Augusta groups vow to carry on without sales tax package

 

The Imperial Theatre will “go back to the drawing board” and continue to seek funds from individual, corporate and foundation donors in light of Tuesday’s failed vote on the latest special purpose local option sales tax, its executive director said.

By a slim 664-vote margin, Augusta voters rejected the $194 million tax package, which included $6 million to make further improvements at the 96-year-old theater.

Charles Scavullo said he didn’t credit SPLOST opponents for the referendum’s failure, but instead the sales package itself.

“It should have been able to stand on its own two feet,” he said. “It should have been constructed to meet the needs of the broader community.”

Fortunately for the theater, it has $1 million left from SPLOST 6 it can use to complete immediate infrastructure needs, including work on fire escapes, repainting and electrical upgrades.

The SPLOST 7 allocation plus a few million more would have enabled the theater to complete all the work it has planned, he said.

“Eight to $9 million would enable the Imperial to totally finish the venue of the theater up completely,” Scavullo said. “It’s still the challenge we’ll face, but one way or another we’ll get it done.”
Similarly, Symphony Orchestra Augusta will continue raising funds to complete plans to renovate the nearby Miller Theater, which had $4.25 million in the sales tax package.

“We’ll still complete this project,” said Executive Director Mieko DiSano. “It’s an extremely viable project that already has many supporters, and we’ve already raised a significant number of dollars.”

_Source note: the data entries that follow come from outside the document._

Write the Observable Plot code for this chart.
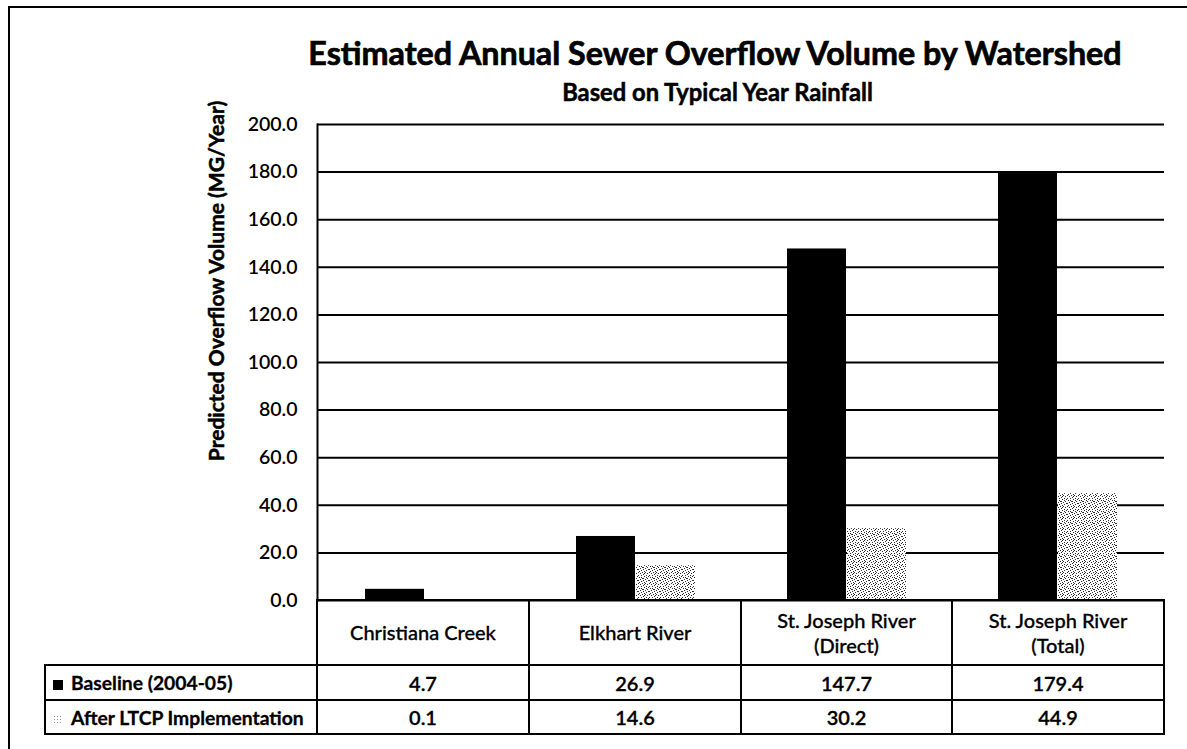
<!DOCTYPE html>
<html><head><meta charset="utf-8">
<script src="https://cdn.jsdelivr.net/npm/d3@7"></script>
<script src="https://cdn.jsdelivr.net/npm/@observablehq/plot@0.6"></script>
<style>
body{margin:0;background:#fff;font-family:Lato,"Open Sans",sans-serif;color:#000;}
#wrap{position:relative;width:1187px;height:749px;overflow:hidden;background:#fff;}
#frame{position:absolute;left:8px;top:6px;width:1200px;height:800px;border-left:2px solid #000;border-top:2px solid #000;}
#title{position:absolute;left:0;width:1430px;top:37px;text-align:center;font-weight:700;white-space:nowrap;line-height:1;-webkit-text-stroke:0.7px #000;}
#subtitle{position:absolute;left:0;width:1435px;top:81px;text-align:center;font-weight:700;white-space:nowrap;line-height:1;-webkit-text-stroke:0.5px #000;}
#ylabel{position:absolute;left:216px;top:281px;transform:translate(-50%,-50%) rotate(-90deg);font-weight:700;white-space:nowrap;line-height:1;-webkit-text-stroke:0.5px #000;}
#chart{position:absolute;left:0;top:0;}
#chart svg text{-webkit-text-stroke:0.35px #000;}
#tbl{position:absolute;left:44px;top:599px;border-collapse:collapse;table-layout:fixed;font-size:20px;}
#tbl td{border:2px solid #000;text-align:center;padding:0;font-weight:600;-webkit-text-stroke:0.3px #000;}
#tbl tr.head td{height:63px;font-weight:500;line-height:25px;}
#tbl tr.head td.blank{border-left:none;border-top:none;}
#tbl tr.r1 td{height:33px;}
#tbl tr.r2 td{height:32px;}
#tbl td.lab{text-align:left;padding-left:7px;white-space:nowrap;overflow:hidden;font-weight:700;font-size:19.3px;}
.sw{display:inline-block;width:10px;height:10px;margin-right:8px;vertical-align:0px;}
</style></head><body>
<div id="wrap">
<div id="frame"></div>
<div id="title"></div>
<div id="subtitle"></div>
<div id="ylabel"></div>
<div id="chart"></div>
<table id="tbl"></table>
</div>
<script>
// ---- data ----
const titleText = "Estimated Annual Sewer Overflow Volume by Watershed";
const subtitleText = "Based on Typical Year Rainfall";
const yLabelText = "Predicted Overflow Volume (MG/Year)";
const categories = ["Christiana Creek", "Elkhart River", "St. Joseph River (Direct)", "St. Joseph River (Total)"];
const categoryLines = [["Christiana Creek"], ["Elkhart River"], ["St. Joseph River", "(Direct)"], ["St. Joseph River", "(Total)"]];
const seriesNames = ["Baseline (2004-05)", "After LTCP Implementation"];
const baseline = [4.7, 26.9, 147.7, 179.4];
const afterLTCP = [0.1, 14.6, 30.2, 44.9];
const yTicks = [0, 20, 40, 60, 80, 100, 120, 140, 160, 180, 200];

const rows = categories.map((c, i) => ({category: c, baseline: baseline[i], after: afterLTCP[i]}));

// ---- text fitting ----
const ctx = document.createElement("canvas").getContext("2d");
function fitSize(text, weight, target) {
  ctx.font = `${weight} 100px Lato`;
  return 100 * target / ctx.measureText(text).width;
}
const t = document.getElementById("title");
t.textContent = titleText; t.style.fontSize = fitSize(titleText, 700, 818) + "px";
const s = document.getElementById("subtitle");
s.textContent = subtitleText; s.style.fontSize = fitSize(subtitleText, 700, 313) + "px";
const yl = document.getElementById("ylabel");
yl.textContent = yLabelText; yl.style.fontSize = fitSize(yLabelText, 700, 362) + "px";

// ---- chart ----
const svg = Plot.plot({
  width: 1187,
  height: 749,
  marginTop: 124,
  marginBottom: 149,
  marginLeft: 317,
  marginRight: 23,
  style: {background: "transparent", fontFamily: "Lato, sans-serif"},
  x: {domain: categories, padding: 0, axis: null},
  y: {domain: [0, 200], axis: null},
  marks: [
    Plot.ruleY(yTicks, {stroke: "#000", strokeWidth: 2}),
    Plot.barY(rows, {x: "category", y: "baseline", fill: "#000", insetLeft: 46, insetRight: 106}),
    Plot.barY(rows, {x: "category", y: "after", fill: "url(#stipple)", insetLeft: 106, insetRight: 46}),
    Plot.frame({anchor: "left", stroke: "#000", strokeWidth: 2}),
    Plot.axisY(yTicks, {tickSize: 0, tickPadding: 20, tickFormat: d => d.toFixed(1), fontSize: 19.5, fontWeight: 600, label: null, fill: "#000"})
  ]
});
// stipple pattern for the "after" series
const NS = "http://www.w3.org/2000/svg";
const defs = document.createElementNS(NS, "defs");
const pat = document.createElementNS(NS, "pattern");
pat.setAttribute("id", "stipple");
pat.setAttribute("width", "11"); pat.setAttribute("height", "11");
pat.setAttribute("patternUnits", "userSpaceOnUse");
const bg = document.createElementNS(NS, "rect");
bg.setAttribute("width", "11"); bg.setAttribute("height", "11"); bg.setAttribute("fill", "#fff");
pat.appendChild(bg);
[[0,0],[4,0],[7,0],[2,1],[9,1],[5,2],[0,3],[3,3],[8,3],[10,4],[1,5],[6,4],[4,6],[9,6],[2,7],[7,7],
 [0,8],[5,8],[10,8],[3,9],[8,9],[1,10],[6,10],[6,1],[3,5],[8,5],[5,6]].forEach(([px, py]) => {
  const r = document.createElementNS(NS, "rect");
  r.setAttribute("x", px); r.setAttribute("y", py);
  r.setAttribute("width", "1"); r.setAttribute("height", "1");
  r.setAttribute("fill", "#333");
  pat.appendChild(r);
});
defs.appendChild(pat);
svg.insertBefore(defs, svg.firstChild);
document.getElementById("chart").appendChild(svg);

// ---- data table ----
const tbl = document.getElementById("tbl");
const colg = document.createElement("colgroup");
[272, 212, 212, 211, 212].forEach(w => { const c = document.createElement("col"); c.style.width = w + "px"; colg.appendChild(c); });
tbl.appendChild(colg);
tbl.style.width = "1121px";
const head = document.createElement("tr"); head.className = "head";
const blank = document.createElement("td"); blank.className = "blank"; head.appendChild(blank);
categoryLines.forEach(lines => { const td = document.createElement("td"); td.innerHTML = lines.join("<br>"); head.appendChild(td); });
tbl.appendChild(head);
const swatches = ["background:#000", "background:#fff;background-image:radial-gradient(#999 0.6px, transparent 0.8px);background-size:3px 3px"];
[baseline, afterLTCP].forEach((vals, k) => {
  const tr = document.createElement("tr"); tr.className = "r" + (k + 1);
  const lab = document.createElement("td"); lab.className = "lab";
  lab.innerHTML = `<span class="sw" style="${swatches[k]}"></span>` + seriesNames[k];
  tr.appendChild(lab);
  vals.forEach(v => { const td = document.createElement("td"); td.textContent = v.toFixed(1); tr.appendChild(td); });
  tbl.appendChild(tr);
});
</script>
</body></html>
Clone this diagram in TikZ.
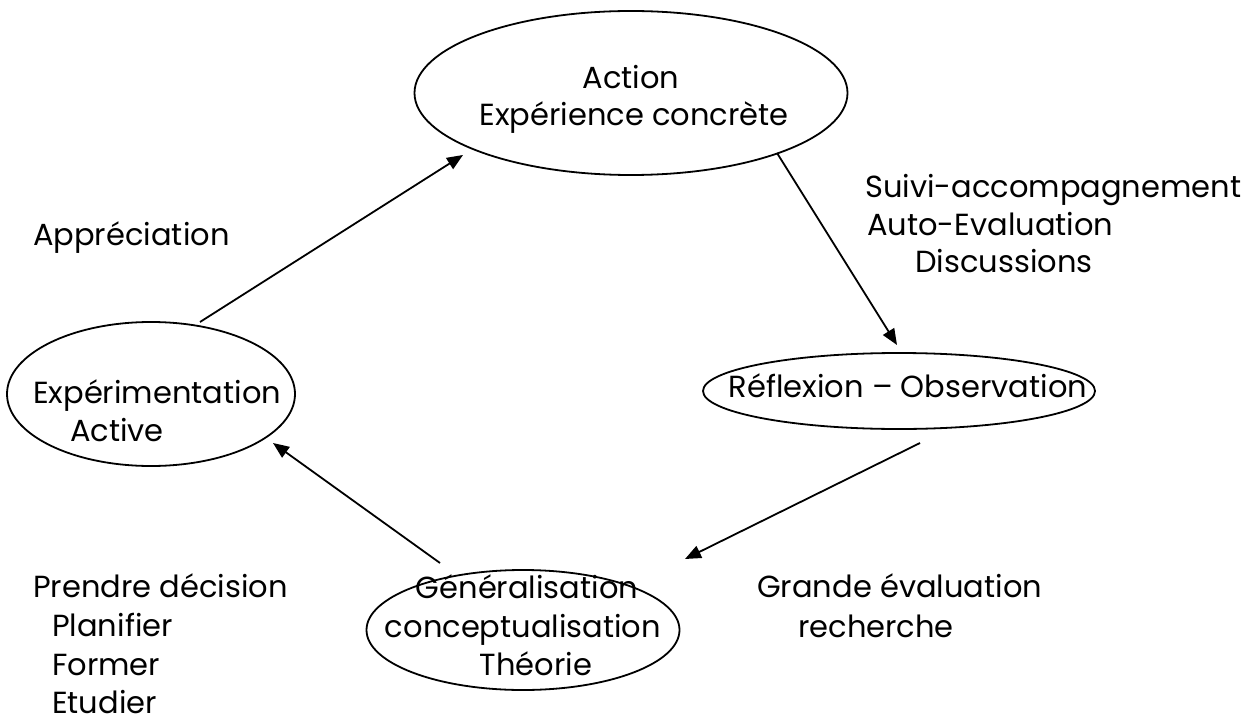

DiSano said the organization was disappointed the sales package didn’t pass, but will carry on.

“We have a great sector of the community that’s extremely dedicated to Augusta and Augusta’s success,” she said. “It’s just unfortunate that in our own community, our own citizens don’t want to help ourselves.”

Commissioner Wayne Guilfoyle, a SPLOST 7 proponent, said he was disappointed and blamed himself for the tax package’s failure.

“I blame myself for not reaching out to the constituents and explaining it better,” Guilfoyle said.

Cutting funding to agencies “stops the momentum” of groups such as Augusta Canal Authority, which claimed a seven-to-one return using SPLOST funds as leverage for other grants, he said.

Commissioner Donnie Smith said he thought recent shootings at Paine College, another beneficiary of the tax package, might have dampened public enthusiasm, as did misunderstandings about Augusta Regional Collaboration’s plans to spend $5.25 million in SPLOST 7 dollars on a “mills campus” proposal to accommodate Georgia Regents University.

Smith said he expects someone to fulfill a GRUdeadline to complete dormitories by fall 2016, but was unaware if the university had interest in using the mills.